Required work ▸ Work out how many lines of the listing hold the string "script". Answer with that number alone.

Records provided ▸
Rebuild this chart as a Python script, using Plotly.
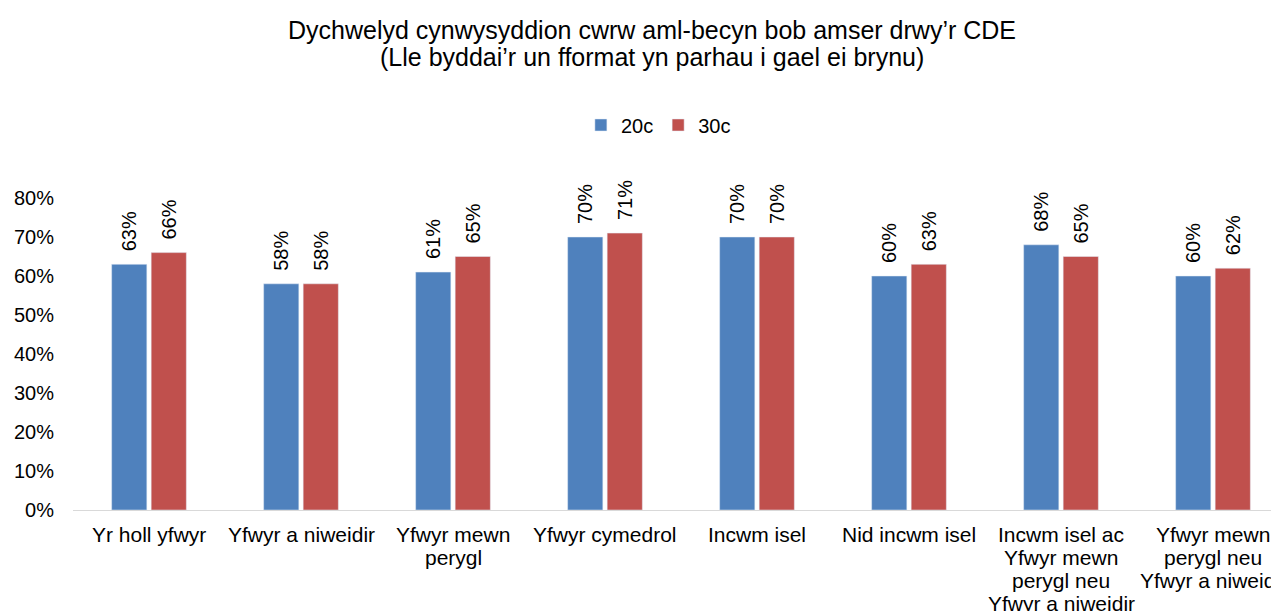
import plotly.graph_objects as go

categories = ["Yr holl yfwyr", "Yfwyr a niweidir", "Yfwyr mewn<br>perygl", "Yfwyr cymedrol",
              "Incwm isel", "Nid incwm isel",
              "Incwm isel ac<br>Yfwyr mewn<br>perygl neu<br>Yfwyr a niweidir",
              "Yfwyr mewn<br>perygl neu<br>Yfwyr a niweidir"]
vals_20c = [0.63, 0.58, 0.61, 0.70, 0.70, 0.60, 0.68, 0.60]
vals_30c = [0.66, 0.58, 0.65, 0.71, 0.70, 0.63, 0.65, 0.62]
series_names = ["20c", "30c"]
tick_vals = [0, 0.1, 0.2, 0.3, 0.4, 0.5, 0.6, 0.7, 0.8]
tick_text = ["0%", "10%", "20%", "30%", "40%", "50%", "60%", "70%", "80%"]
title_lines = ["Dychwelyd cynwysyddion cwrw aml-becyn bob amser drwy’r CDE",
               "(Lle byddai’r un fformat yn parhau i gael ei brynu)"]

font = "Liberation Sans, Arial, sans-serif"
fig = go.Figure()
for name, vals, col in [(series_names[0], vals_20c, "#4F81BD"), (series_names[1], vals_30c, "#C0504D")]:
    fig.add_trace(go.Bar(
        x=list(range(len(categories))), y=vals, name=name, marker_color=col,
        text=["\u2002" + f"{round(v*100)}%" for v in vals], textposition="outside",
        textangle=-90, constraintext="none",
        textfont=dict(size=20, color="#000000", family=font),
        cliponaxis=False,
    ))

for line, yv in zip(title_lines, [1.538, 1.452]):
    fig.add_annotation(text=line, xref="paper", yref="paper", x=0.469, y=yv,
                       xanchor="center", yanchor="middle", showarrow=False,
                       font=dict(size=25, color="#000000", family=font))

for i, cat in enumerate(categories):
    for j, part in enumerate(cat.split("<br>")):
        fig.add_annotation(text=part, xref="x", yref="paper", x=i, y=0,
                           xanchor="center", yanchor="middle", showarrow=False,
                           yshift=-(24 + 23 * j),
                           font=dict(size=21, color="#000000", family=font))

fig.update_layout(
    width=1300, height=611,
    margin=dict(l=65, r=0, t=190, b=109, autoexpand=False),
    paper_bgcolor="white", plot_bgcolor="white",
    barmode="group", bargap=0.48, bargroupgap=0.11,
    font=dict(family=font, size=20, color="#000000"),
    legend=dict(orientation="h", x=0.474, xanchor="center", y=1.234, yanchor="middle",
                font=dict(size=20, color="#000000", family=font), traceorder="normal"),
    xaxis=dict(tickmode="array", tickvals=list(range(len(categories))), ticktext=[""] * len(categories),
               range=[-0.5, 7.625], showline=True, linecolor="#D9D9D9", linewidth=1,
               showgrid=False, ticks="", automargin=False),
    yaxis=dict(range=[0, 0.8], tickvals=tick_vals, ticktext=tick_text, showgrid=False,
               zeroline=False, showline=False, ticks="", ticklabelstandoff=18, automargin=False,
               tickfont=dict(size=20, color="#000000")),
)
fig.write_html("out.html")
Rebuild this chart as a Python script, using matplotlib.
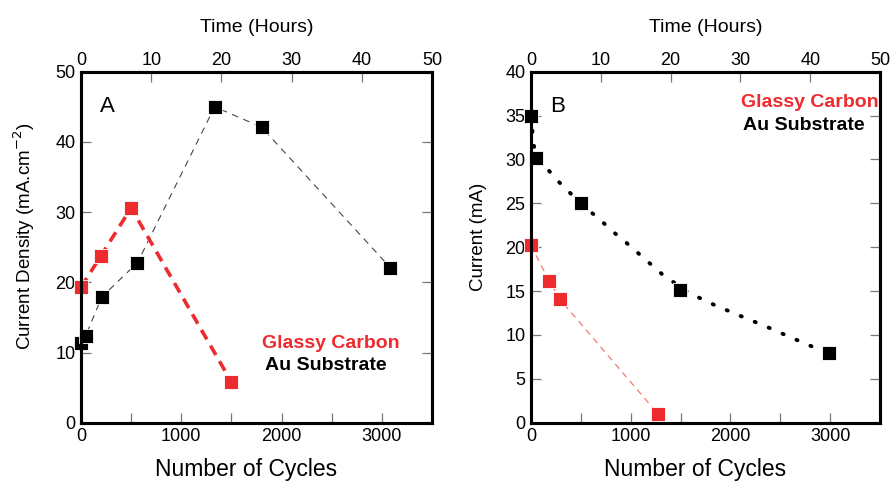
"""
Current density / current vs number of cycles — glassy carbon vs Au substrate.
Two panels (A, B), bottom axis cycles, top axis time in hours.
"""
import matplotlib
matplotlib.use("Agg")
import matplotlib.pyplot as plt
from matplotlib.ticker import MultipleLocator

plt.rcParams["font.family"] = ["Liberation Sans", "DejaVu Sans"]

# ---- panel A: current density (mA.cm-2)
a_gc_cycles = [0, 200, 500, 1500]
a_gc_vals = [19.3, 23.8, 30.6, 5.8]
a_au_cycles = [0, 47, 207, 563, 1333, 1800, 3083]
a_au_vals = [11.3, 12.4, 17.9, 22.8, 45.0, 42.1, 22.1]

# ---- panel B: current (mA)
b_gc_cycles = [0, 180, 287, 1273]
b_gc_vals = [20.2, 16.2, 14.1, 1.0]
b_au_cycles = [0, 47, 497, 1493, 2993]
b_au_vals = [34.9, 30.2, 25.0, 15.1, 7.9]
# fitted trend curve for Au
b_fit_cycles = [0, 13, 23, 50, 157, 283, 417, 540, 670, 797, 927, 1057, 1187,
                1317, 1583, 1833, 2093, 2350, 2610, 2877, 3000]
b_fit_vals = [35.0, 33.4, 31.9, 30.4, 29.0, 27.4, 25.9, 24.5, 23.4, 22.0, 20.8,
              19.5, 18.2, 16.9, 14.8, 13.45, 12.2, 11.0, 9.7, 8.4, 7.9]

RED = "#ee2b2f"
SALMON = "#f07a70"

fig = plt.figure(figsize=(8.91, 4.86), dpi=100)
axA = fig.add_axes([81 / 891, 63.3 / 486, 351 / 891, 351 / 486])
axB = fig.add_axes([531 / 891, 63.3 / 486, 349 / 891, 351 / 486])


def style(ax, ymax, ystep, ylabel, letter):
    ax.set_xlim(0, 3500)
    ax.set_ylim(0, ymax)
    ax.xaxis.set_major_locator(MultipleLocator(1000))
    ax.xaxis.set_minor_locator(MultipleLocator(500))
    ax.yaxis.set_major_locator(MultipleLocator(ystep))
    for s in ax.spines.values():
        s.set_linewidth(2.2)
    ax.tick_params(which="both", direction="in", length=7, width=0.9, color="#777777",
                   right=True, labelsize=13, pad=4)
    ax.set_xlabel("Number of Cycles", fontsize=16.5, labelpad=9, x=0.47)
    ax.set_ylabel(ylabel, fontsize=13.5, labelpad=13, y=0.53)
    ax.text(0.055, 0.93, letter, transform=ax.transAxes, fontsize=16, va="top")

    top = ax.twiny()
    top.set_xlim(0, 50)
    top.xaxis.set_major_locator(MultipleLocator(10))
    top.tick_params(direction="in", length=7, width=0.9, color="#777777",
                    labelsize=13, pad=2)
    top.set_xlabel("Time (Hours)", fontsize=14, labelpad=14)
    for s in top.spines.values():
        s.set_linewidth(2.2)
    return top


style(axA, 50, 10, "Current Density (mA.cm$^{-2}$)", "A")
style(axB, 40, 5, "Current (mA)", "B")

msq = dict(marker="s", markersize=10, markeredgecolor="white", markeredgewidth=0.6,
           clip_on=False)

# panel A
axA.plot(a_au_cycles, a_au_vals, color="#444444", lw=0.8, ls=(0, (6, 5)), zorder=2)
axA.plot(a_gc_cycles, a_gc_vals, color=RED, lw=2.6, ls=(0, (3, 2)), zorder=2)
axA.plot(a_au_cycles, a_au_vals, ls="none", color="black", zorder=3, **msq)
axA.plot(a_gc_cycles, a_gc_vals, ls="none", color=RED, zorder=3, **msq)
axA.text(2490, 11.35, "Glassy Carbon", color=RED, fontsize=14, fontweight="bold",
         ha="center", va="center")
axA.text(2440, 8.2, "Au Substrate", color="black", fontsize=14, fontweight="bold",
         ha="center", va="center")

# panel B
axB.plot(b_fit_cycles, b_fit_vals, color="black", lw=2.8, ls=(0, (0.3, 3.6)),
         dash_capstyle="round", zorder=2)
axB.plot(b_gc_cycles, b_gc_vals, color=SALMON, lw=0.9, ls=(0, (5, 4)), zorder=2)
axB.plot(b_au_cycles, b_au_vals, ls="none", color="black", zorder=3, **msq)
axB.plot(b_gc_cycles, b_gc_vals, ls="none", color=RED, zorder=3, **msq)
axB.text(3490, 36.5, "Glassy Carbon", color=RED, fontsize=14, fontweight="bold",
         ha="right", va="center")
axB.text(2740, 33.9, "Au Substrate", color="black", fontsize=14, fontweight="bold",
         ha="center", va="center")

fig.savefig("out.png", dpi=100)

Worked answer ▸ 2